■ **What this task involves**
Assemble all lines in which the string "chart" appears.

■ **Information provided**
— begin —

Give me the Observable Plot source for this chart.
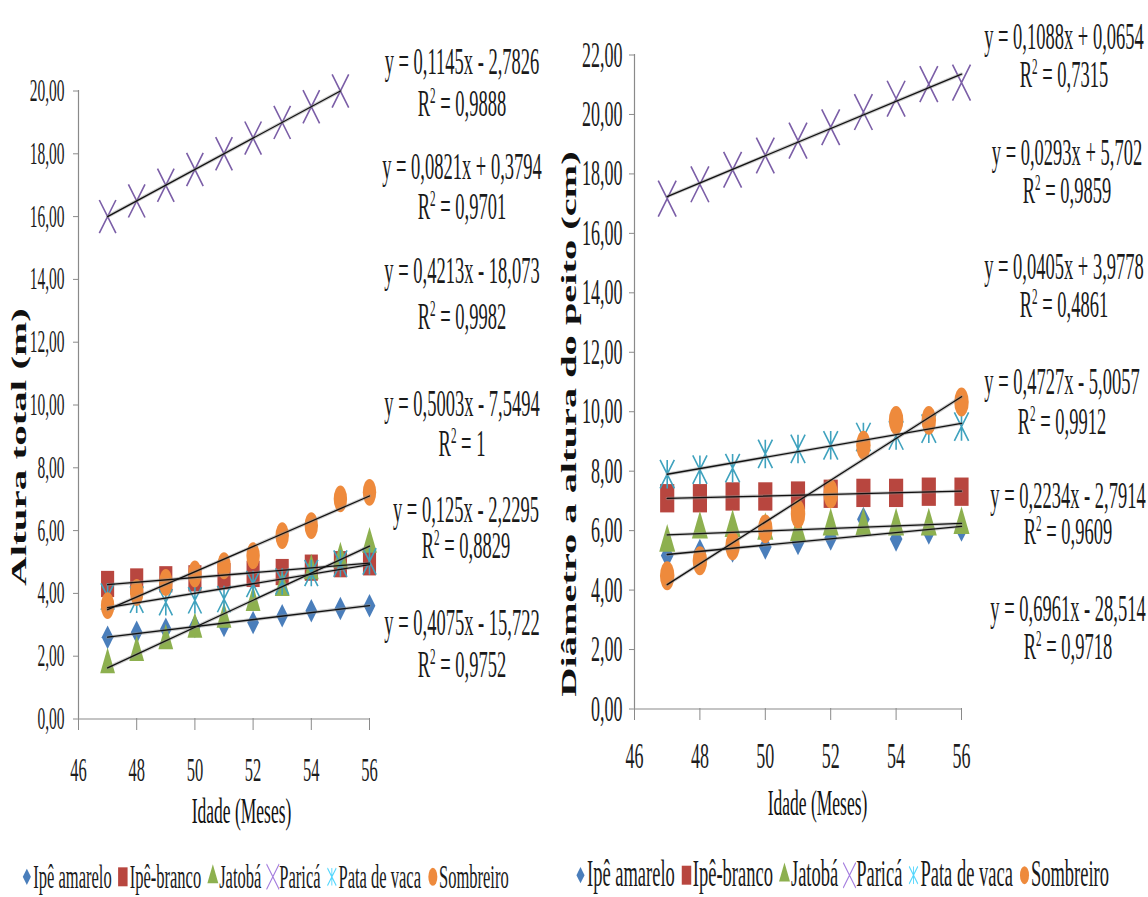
<!DOCTYPE html>
<html>
<head>
<meta charset="utf-8">
<script src="https://cdn.jsdelivr.net/npm/d3@7"></script>
<script src="https://cdn.jsdelivr.net/npm/@observablehq/plot@0.6"></script>
<style>
html, body { margin: 0; padding: 0; background: #fff; }
#page { position: relative; width: 1148px; height: 897px; overflow: hidden; font-family: "Liberation Serif", "DejaVu Serif", serif; color: #1a1a1a; }
#page svg.chart { position: absolute; top: 0; }
svg.chart path, svg.chart line { vector-effect: non-scaling-stroke; }
.eq { position: absolute; white-space: nowrap; transform: translate(-50%, -50%) scale(1, 2); font-size: 18.5px; text-align: center; }
.eq sup { font-size: 0.6em; vertical-align: 0.6em; line-height: 0; }
.legend { position: absolute; white-space: nowrap; transform: translate(-50%, -50%) scale(1, 2); display: flex; align-items: center; line-height: 0.8; }
.legend .item { display: inline-flex; align-items: center; margin-right: 6px; }
.legend .item svg { margin-right: 1px; overflow: visible; }
</style>
</head>
<body>
<div id="page"></div>
<script>
// ---------------- DATA ----------------
const meses = [47, 48, 49, 50, 51, 52, 53, 54, 55, 56];
const especies = ["Ipê amarelo", "Ipê-branco", "Jatobá", "Paricá", "Pata de vaca", "Sombreiro"];

// Altura total (m)
const alturaIpeAmarelo = [2.60, 2.76, 2.86, 2.95, 2.98, 3.07, 3.29, 3.45, 3.52, 3.61];
const alturaIpeBranco  = [4.30, 4.38, 4.45, 4.48, 4.55, 4.62, 4.68, 4.82, 4.93, 4.99];
const alturaJatoba     = [1.73, 2.12, 2.49, 2.86, 3.18, 3.71, 4.19, 4.72, 5.10, 5.57];
const alturaParica     = [16.0, 16.5, 17.0, 17.5, 18.0, 18.5, 19.0, 19.5, 20.0];
const alturaPataDeVaca = [3.90, 3.80, 3.72, 3.78, 3.82, 4.30, 4.38, 4.65, 4.95, 5.02];
const alturaSombreiro  = [3.61, 4.03, 4.35, 4.62, 4.88, 5.20, 5.84, 6.16, 7.01, 7.22];

// Diâmetro a altura do peito (cm)
const dapIpeAmarelo = [5.16, 5.30, 5.35, 5.45, 5.60, 5.75, 6.38, 5.72, 5.95, 6.05];
const dapIpeBranco  = [7.09, 7.09, 7.15, 7.15, 7.18, 7.24, 7.27, 7.27, 7.31, 7.31];
const dapJatoba     = [5.60, 6.05, 6.10, 6.00, 5.95, 6.15, 6.15, 6.15, 6.15, 6.20];
const dapParica     = [17.17, 17.65, 18.14, 18.62, 19.12, 19.57, 20.08, 20.53, 21.02, 21.07];
const dapPataDeVaca = [7.90, 8.05, 8.10, 8.58, 8.75, 8.87, 9.15, 9.20, 9.43, 9.50];
const dapSombreiro  = [4.48, 4.99, 5.49, 6.06, 6.56, 7.24, 8.87, 9.71, 9.71, 10.33];

const ticksMeses = [46, 48, 50, 52, 54, 56];
const ticksAltura = [0, 2, 4, 6, 8, 10, 12, 14, 16, 18, 20];
const ticksDap = [0, 2, 4, 6, 8, 10, 12, 14, 16, 18, 20, 22];

const eqAltura = ["y = 0,1145x - 2,7826", "y = 0,0821x + 0,3794", "y = 0,4213x - 18,073", "y = 0,5003x - 7,5494", "y = 0,125x - 2,2295", "y = 0,4075x - 15,722"];
const r2Altura = ["0,9888", "0,9701", "0,9982", "1", "0,8829", "0,9752"];
const eqDap = ["y = 0,1088x + 0,0654", "y = 0,0293x + 5,702", "y = 0,0405x + 3,9778", "y = 0,4727x - 5,0057", "y = 0,2234x - 2,7914", "y = 0,6961x - 28,514"];
const r2Dap = ["0,7315", "0,9859", "0,4861", "0,9912", "0,9609", "0,9718"];

const xTitulo = "Idade (Meses)";
const yTituloAltura = "Altura total (m)";
const yTituloDap = "Diâmetro a altura do peito (cm)";

// ---------------- STYLE ----------------
const asterisco = {
  draw(ctx, size) {
    const r = Math.sqrt(size / Math.PI);
    ctx.moveTo(0, -r); ctx.lineTo(0, r);
    ctx.moveTo(-r, -r); ctx.lineTo(r, r);
    ctx.moveTo(-r, r); ctx.lineTo(r, -r);
  }
};
const estilo = {
  "Ipê amarelo":  {symbol: d3.symbolDiamond2, fill: "#4A7EBB", r: 5.3, leg: 42},
  "Ipê-branco":   {symbol: d3.symbolSquare,   fill: "#B8463F", r: 7.4, leg: 90},
  "Jatobá":       {symbol: d3.symbolTriangle, fill: "#8DB04F", r: 5.5, leg: 52},
  "Paricá":       {symbol: d3.symbolTimes,    stroke: "#7B5EA7", r: 7.6, sw: 1.6, leg: 105},
  "Pata de vaca": {symbol: asterisco,         stroke: "#3FA2BE", r: 6.6, sw: 1.6, leg: 60},
  "Sombreiro":    {symbol: d3.symbolCircle,   fill: "#EE8A3C", r: 6.7, leg: 64}
};

const H = 448.5;   // unstretched SVG height; displayed stretched x2 vertically
const fmt = d => d.toFixed(2).replace(".", ",");

function linhas(series) {
  return especies.flatMap((e, i) => series[i].map((v, j) => ({especie: e, mes: meses[j], valor: v})));
}

function grafico(o) {
  const rows = linhas(o.series);
  const marks = [
    Plot.ruleX([46], {stroke: "#8a8a8a", strokeWidth: 1.2}),
    Plot.ruleY([0], {stroke: "#8a8a8a", strokeWidth: 1.2}),
    Plot.axisY({ticks: o.yTicks, tickSize: 5, tickPadding: o.yPad, tickFormat: fmt, stroke: "#8a8a8a", fill: "#1c1c1c", fontSize: o.yFont, label: null}),
    Plot.axisX({ticks: ticksMeses, tickSize: 6, tickPadding: o.xPad, tickFormat: d => String(d), stroke: "#8a8a8a", fill: "#1c1c1c", fontSize: o.xFont, label: null})
  ];
  for (const e of especies) {
    const s = estilo[e];
    marks.push(Plot.dot(rows.filter(d => d.especie === e), {
      x: "mes", y: "valor", symbol: s.symbol, r: s.r * o.escala,
      fill: s.fill ?? "none", stroke: s.stroke ?? "none", strokeWidth: s.sw ?? 1
    }));
  }
  marks.push(Plot.linearRegressionY(rows, {x: "mes", y: "valor", z: "especie", stroke: "#8c8c8c", strokeWidth: 3.4, strokeOpacity: 0.45, ci: 0}));
  marks.push(Plot.linearRegressionY(rows, {x: "mes", y: "valor", z: "especie", stroke: "#111", strokeWidth: 1.3, ci: 0}));
  marks.push(Plot.text([xTitulo], {text: d => d, frameAnchor: "bottom", textAnchor: "middle", dx: o.xLabDx, dy: o.xLabDy, fontSize: o.xLabFont, fill: "#111"}));
  marks.push(Plot.text([o.yTitulo], {text: d => d, frameAnchor: "left", textAnchor: "middle", lineAnchor: "middle", rotate: -90, dx: o.yLabDx, dy: o.yLabDy, fontSize: o.yLabFont, fontWeight: "bold", fill: "#111"}));
  const svg = Plot.plot({
    width: o.width, height: H,
    marginLeft: o.mL, marginRight: o.mR, marginTop: o.mT, marginBottom: H - o.yBottom,
    x: {domain: [46, 56]},
    y: {domain: [0, o.yMax]},
    style: {fontFamily: "'Liberation Serif', 'DejaVu Serif', serif", background: "transparent", overflow: "visible"},
    marks
  });
  svg.classList.add("chart");
  svg.setAttribute("preserveAspectRatio", "none");
  svg.setAttribute("height", 2 * H);
  svg.style.width = o.width + "px";
  svg.style.height = (2 * H) + "px";
  svg.style.maxWidth = "none";
  svg.style.left = o.left + "px";
  return svg;
}

const page = document.getElementById("page");

page.append(grafico({
  series: [alturaIpeAmarelo, alturaIpeBranco, alturaJatoba, alturaParica, alturaPataDeVaca, alturaSombreiro],
  yTicks: ticksAltura, yMax: 20, yTitulo: yTituloAltura, escala: 1,
  left: 0, width: 400, mL: 78, mR: 31, mT: 45, yBottom: 359,
  yFont: 15.5, yPad: 9, xFont: 16.5, xPad: 13.5, xLabFont: 17.5, yLabFont: 20.5,
  xLabDx: 17.5, xLabDy: 52, yLabDx: -59, yLabDy: 21
}));

page.append(grafico({
  series: [dapIpeAmarelo, dapIpeBranco, dapJatoba, dapParica, dapPataDeVaca, dapSombreiro],
  yTicks: ticksDap, yMax: 22, yTitulo: yTituloDap, escala: 1.08,
  left: 560, width: 430, mL: 74, mR: 29, mT: 27, yBottom: 354,
  yFont: 18, yPad: 7, xFont: 18, xPad: 10.5, xLabFont: 17.5, yLabFont: 20.2,
  xLabDx: 19.5, xLabDy: 53, yLabDx: -65, yLabDy: 21
}));

// Trendline equation blocks (layout: center x, first-line y, second-line y)
const posAltura = [[462, 62, 103], [462, 168, 207], [462, 272, 318], [462, 404, 444], [466, 510, 546], [462, 623, 664]];
const posDap = [[1064, 37, 74], [1067, 153, 190], [1064, 268, 306], [1062, 383, 422], [1068, 496, 532], [1068, 610, 648]];

function equacoes(eqs, r2s, pos) {
  eqs.forEach((eq, i) => {
    const [x, y1, y2] = pos[i];
    const gap = (y2 - y1) / 2;               // unstretched line spacing
    const a = document.createElement("div");
    a.className = "eq";
    a.style.left = x + "px";
    a.style.top = ((y1 + y2) / 2) + "px";
    a.style.lineHeight = gap + "px";
    a.innerHTML = eq + "<br>R<sup>2</sup> = " + r2s[i];
    page.append(a);
  });
}
equacoes(eqAltura, r2Altura, posAltura);
equacoes(eqDap, r2Dap, posDap);

function legenda(cx, cy, fontSize) {
  const div = document.createElement("div");
  div.className = "legend";
  div.style.left = cx + "px"; div.style.top = cy + "px"; div.style.fontSize = fontSize + "px";
  for (const e of especies) {
    const s = estilo[e];
    const item = document.createElement("span");
    item.className = "item";
    const svg = d3.create("svg").attr("width", 11).attr("height", 11).attr("viewBox", "-5.5 -5.5 11 11");
    svg.append("path")
      .attr("d", d3.symbol(s.symbol, s.leg)())
      .attr("fill", s.fill ?? "none")
      .attr("stroke", s.stroke ? d3.color(s.stroke).brighter(0.8) : "none")
      .attr("stroke-width", 0.9);
    item.append(svg.node());
    item.append(document.createTextNode(e));
    div.append(item);
  }
  page.append(div);
}
legenda(268, 877, 16.5);
legenda(845, 875, 18.5);
</script>
</body>
</html>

— end —

■ **Full output**
Give me the Observable Plot source for this chart.
#page svg.chart { position: absolute; top: 0; }
svg.chart path, svg.chart line { vector-effect: non-scaling-stroke; }
  svg.classList.add("chart");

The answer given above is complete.